Instructions to follow:
Write out the material exactly, with the pictures left out.

Data:
<<<<

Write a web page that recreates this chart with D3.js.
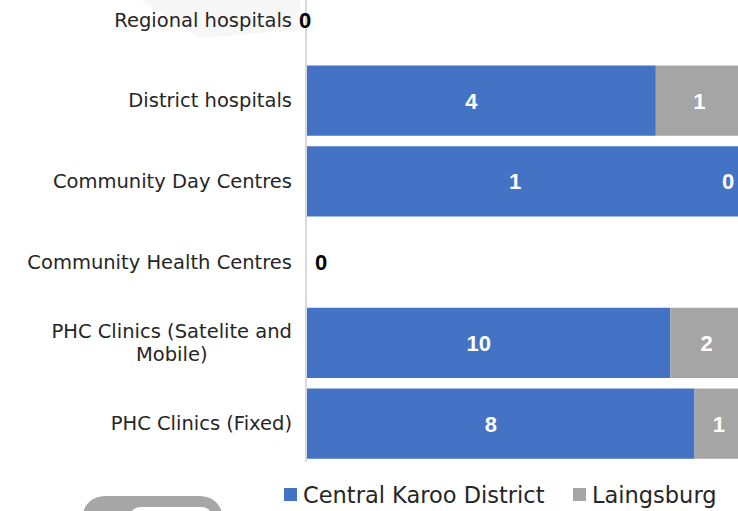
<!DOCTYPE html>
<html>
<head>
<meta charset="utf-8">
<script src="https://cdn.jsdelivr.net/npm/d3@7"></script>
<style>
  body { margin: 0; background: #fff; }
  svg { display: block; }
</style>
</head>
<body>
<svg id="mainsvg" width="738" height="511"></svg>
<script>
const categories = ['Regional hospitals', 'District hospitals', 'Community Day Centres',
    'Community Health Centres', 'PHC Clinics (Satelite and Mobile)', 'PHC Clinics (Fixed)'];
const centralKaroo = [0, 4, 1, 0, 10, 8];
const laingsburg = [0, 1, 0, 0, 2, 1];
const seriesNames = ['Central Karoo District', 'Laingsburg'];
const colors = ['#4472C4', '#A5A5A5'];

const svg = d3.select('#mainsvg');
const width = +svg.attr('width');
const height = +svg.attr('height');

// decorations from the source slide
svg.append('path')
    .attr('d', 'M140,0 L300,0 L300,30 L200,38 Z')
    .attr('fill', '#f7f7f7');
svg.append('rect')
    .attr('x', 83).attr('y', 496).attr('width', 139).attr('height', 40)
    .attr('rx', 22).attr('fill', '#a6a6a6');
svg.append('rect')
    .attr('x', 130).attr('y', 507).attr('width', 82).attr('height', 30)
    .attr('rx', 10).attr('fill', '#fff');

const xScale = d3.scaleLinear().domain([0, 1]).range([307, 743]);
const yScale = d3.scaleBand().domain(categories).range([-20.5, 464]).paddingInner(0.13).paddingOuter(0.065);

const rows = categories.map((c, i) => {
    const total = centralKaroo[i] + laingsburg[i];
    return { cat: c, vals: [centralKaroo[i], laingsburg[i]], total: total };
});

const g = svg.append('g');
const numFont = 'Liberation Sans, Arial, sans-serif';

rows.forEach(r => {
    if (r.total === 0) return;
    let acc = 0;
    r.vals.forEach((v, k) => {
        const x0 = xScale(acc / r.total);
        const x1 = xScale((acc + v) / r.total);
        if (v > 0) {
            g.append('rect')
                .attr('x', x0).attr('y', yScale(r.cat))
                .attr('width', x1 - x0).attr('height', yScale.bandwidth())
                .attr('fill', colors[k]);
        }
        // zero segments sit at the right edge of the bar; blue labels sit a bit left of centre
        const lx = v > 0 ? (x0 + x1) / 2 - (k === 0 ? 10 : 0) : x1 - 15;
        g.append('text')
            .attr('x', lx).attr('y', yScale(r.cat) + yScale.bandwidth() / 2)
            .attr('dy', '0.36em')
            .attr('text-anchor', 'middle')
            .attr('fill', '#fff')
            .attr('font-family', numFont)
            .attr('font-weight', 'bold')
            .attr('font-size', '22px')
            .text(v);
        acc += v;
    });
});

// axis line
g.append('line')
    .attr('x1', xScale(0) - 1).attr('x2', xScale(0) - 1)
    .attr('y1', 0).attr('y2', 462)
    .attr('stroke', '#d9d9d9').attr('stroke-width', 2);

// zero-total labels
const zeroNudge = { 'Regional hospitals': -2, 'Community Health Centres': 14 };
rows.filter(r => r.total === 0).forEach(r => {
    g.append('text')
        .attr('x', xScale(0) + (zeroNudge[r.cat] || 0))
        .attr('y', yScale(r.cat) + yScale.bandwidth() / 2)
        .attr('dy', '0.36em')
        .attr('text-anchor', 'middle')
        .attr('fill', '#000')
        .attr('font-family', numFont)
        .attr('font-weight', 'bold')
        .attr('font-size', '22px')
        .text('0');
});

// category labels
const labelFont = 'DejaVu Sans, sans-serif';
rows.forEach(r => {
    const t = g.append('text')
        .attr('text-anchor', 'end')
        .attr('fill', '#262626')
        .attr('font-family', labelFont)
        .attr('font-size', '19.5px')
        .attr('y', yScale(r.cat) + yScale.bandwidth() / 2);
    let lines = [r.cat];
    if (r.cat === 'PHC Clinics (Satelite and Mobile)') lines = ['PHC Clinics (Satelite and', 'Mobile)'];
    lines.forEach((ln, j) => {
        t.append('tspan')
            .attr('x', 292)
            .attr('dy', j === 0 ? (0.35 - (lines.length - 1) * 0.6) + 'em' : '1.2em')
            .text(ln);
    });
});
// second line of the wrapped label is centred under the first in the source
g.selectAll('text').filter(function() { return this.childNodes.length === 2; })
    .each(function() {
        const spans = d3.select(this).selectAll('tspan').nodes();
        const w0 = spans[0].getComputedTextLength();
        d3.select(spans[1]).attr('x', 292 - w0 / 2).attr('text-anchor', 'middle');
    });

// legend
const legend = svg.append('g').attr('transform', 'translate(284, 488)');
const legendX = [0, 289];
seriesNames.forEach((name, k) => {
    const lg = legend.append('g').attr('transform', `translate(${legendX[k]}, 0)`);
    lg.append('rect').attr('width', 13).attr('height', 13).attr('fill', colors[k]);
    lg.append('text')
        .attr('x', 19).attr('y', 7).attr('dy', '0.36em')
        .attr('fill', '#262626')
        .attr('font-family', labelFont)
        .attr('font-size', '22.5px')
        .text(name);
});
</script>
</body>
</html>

>>>>

The reply:
Write a web page that recreates this chart with D3.js.
<!DOCTYPE html>
<html>
<head>
<meta charset="utf-8">
<script src="https://cdn.jsdelivr.net/npm/d3@7"></script>
<style>
  body { margin: 0; background: #fff; }
  svg { display: block; }
</style>
</head>
<body>
<svg id="mainsvg" width="738" height="511"></svg>
<script>
const categories = ['Regional hospitals', 'District hospitals', 'Community Day Centres',
    'Community Health Centres', 'PHC Clinics (Satelite and Mobile)', 'PHC Clinics (Fixed)'];
const centralKaroo = [0, 4, 1, 0, 10, 8];
const laingsburg = [0, 1, 0, 0, 2, 1];
const seriesNames = ['Central Karoo District', 'Laingsburg'];
const colors = ['#4472C4', '#A5A5A5'];

const svg = d3.select('#mainsvg');
const width = +svg.attr('width');
const height = +svg.attr('height');

// decorations from the source slide
svg.append('path')
    .attr('d', 'M140,0 L300,0 L300,30 L200,38 Z')
    .attr('fill', '#f7f7f7');
svg.append('rect')
    .attr('x', 83).attr('y', 496).attr('width', 139).attr('height', 40)
    .attr('rx', 22).attr('fill', '#a6a6a6');
svg.append('rect')
    .attr('x', 130).attr('y', 507).attr('width', 82).attr('height', 30)
    .attr('rx', 10).attr('fill', '#fff');

const xScale = d3.scaleLinear().domain([0, 1]).range([307, 743]);
const yScale = d3.scaleBand().domain(categories).range([-20.5, 464]).paddingInner(0.13).paddingOuter(0.065);

const rows = categories.map((c, i) => {
    const total = centralKaroo[i] + laingsburg[i];
    return { cat: c, vals: [centralKaroo[i], laingsburg[i]], total: total };
});

const g = svg.append('g');
const numFont = 'Liberation Sans, Arial, sans-serif';

rows.forEach(r => {
    if (r.total === 0) return;
    let acc = 0;
    r.vals.forEach((v, k) => {
        const x0 = xScale(acc / r.total);
        const x1 = xScale((acc + v) / r.total);
        if (v > 0) {
            g.append('rect')
                .attr('x', x0).attr('y', yScale(r.cat))
                .attr('width', x1 - x0).attr('height', yScale.bandwidth())
                .attr('fill', colors[k]);
        }
        // zero segments sit at the right edge of the bar; blue labels sit a bit left of centre
        const lx = v > 0 ? (x0 + x1) / 2 - (k === 0 ? 10 : 0) : x1 - 15;
        g.append('text')
            .attr('x', lx).attr('y', yScale(r.cat) + yScale.bandwidth() / 2)
            .attr('dy', '0.36em')
            .attr('text-anchor', 'middle')
            .attr('fill', '#fff')
            .attr('font-family', numFont)
            .attr('font-weight', 'bold')
            .attr('font-size', '22px')
            .text(v);
        acc += v;
    });
});

// axis line
g.append('line')
    .attr('x1', xScale(0) - 1).attr('x2', xScale(0) - 1)
    .attr('y1', 0).attr('y2', 462)
    .attr('stroke', '#d9d9d9').attr('stroke-width', 2);

// zero-total labels
const zeroNudge = { 'Regional hospitals': -2, 'Community Health Centres': 14 };
rows.filter(r => r.total === 0).forEach(r => {
    g.append('text')
        .attr('x', xScale(0) + (zeroNudge[r.cat] || 0))
        .attr('y', yScale(r.cat) + yScale.bandwidth() / 2)
        .attr('dy', '0.36em')
        .attr('text-anchor', 'middle')
        .attr('fill', '#000')
        .attr('font-family', numFont)
        .attr('font-weight', 'bold')
        .attr('font-size', '22px')
        .text('0');
});

// category labels
const labelFont = 'DejaVu Sans, sans-serif';
rows.forEach(r => {
    const t = g.append('text')
        .attr('text-anchor', 'end')
        .attr('fill', '#262626')
        .attr('font-family', labelFont)
        .attr('font-size', '19.5px')
        .attr('y', yScale(r.cat) + yScale.bandwidth() / 2);
    let lines = [r.cat];
    if (r.cat === 'PHC Clinics (Satelite and Mobile)') lines = ['PHC Clinics (Satelite and', 'Mobile)'];
    lines.forEach((ln, j) => {
        t.append('tspan')
            .attr('x', 292)
            .attr('dy', j === 0 ? (0.35 - (lines.length - 1) * 0.6) + 'em' : '1.2em')
            .text(ln);
    });
});
// second line of the wrapped label is centred under the first in the source
g.selectAll('text').filter(function() { return this.childNodes.length === 2; })
    .each(function() {
        const spans = d3.select(this).selectAll('tspan').nodes();
        const w0 = spans[0].getComputedTextLength();
        d3.select(spans[1]).attr('x', 292 - w0 / 2).attr('text-anchor', 'middle');
    });

// legend
const legend = svg.append('g').attr('transform', 'translate(284, 488)');
const legendX = [0, 289];
seriesNames.forEach((name, k) => {
    const lg = legend.append('g').attr('transform', `translate(${legendX[k]}, 0)`);
    lg.append('rect').attr('width', 13).attr('height', 13).attr('fill', colors[k]);
    lg.append('text')
        .attr('x', 19).attr('y', 7).attr('dy', '0.36em')
        .attr('fill', '#262626')
        .attr('font-family', labelFont)
        .attr('font-size', '22.5px')
        .text(name);
});
</script>
</body>
</html>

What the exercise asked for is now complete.